In-Sample Performance

Crew A's static optimized portfolio improves over the equal-weighted portfolio, while Crew B significantly enhances the Sharpe ratio while maintaining acceptable volatility. Crew B achieves a Sharpe ratio of 1.00, with reduced volatility (10.2\% against 12.4\%) and improved expected return (9.9\% vs 7.5%).

Out-of-Sample Performance

In the out-of-sample test, Crew A's Sharpe ratio drops to 0.36, whereas Crew B maintains a strong 0.72, demonstrating better generalization. Maximum drawdown is slightly higher for Crew B, reflecting increased exposure to high-return, high-risk assets at certain times.

Comparative Analysis

Crew B consistently outperforms Crew A in the risk-return space, with higher returns and lower volatility. Dynamic rebalancing enables the system to respond to market shifts by allocating weights to outperforming assets and reducing exposure to deteriorating ones. This supports the hypothesis that adaptive strategies perform better in volatile environments like the cryptocurrency market.

Discussion

The findings confirm the importance of adaptivity in crypto-asset allocation.

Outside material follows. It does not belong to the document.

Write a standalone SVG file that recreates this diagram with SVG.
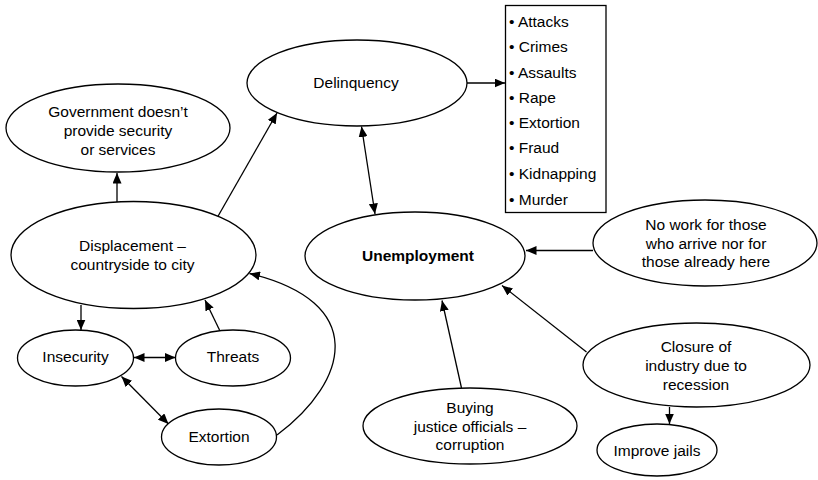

Crew B's rolling framework enhances the in-sample Sharpe ratio from 0.60 to 1.00 and maintains a robust 0.72 out-of-sample, cutting annualized volatility and limiting maximum drawdown. The MAS architecture provides modularity, auditability, and scalability.

The paper identifies limitations such as the universe size, transaction costs, window length, and risk metrics. Future research could incorporate stable-coins, regime-switching models, and explainable AI layers to enhance adaptability and investor trust.

Conclusions

The paper introduces a MAS for crypto portfolio construction and evaluation. Crew B's dynamic strategy consistently outperforms the static one, validating the benefits of time-varying allocation when regime shifts occur. The MAS architecture proves effective in modularizing and automating the entire pipeline, ensuring transparency, traceability, and replicability. Combining adaptive optimization with modular agent design offers a promising approach for managing crypto portfolios in complex and volatile environments.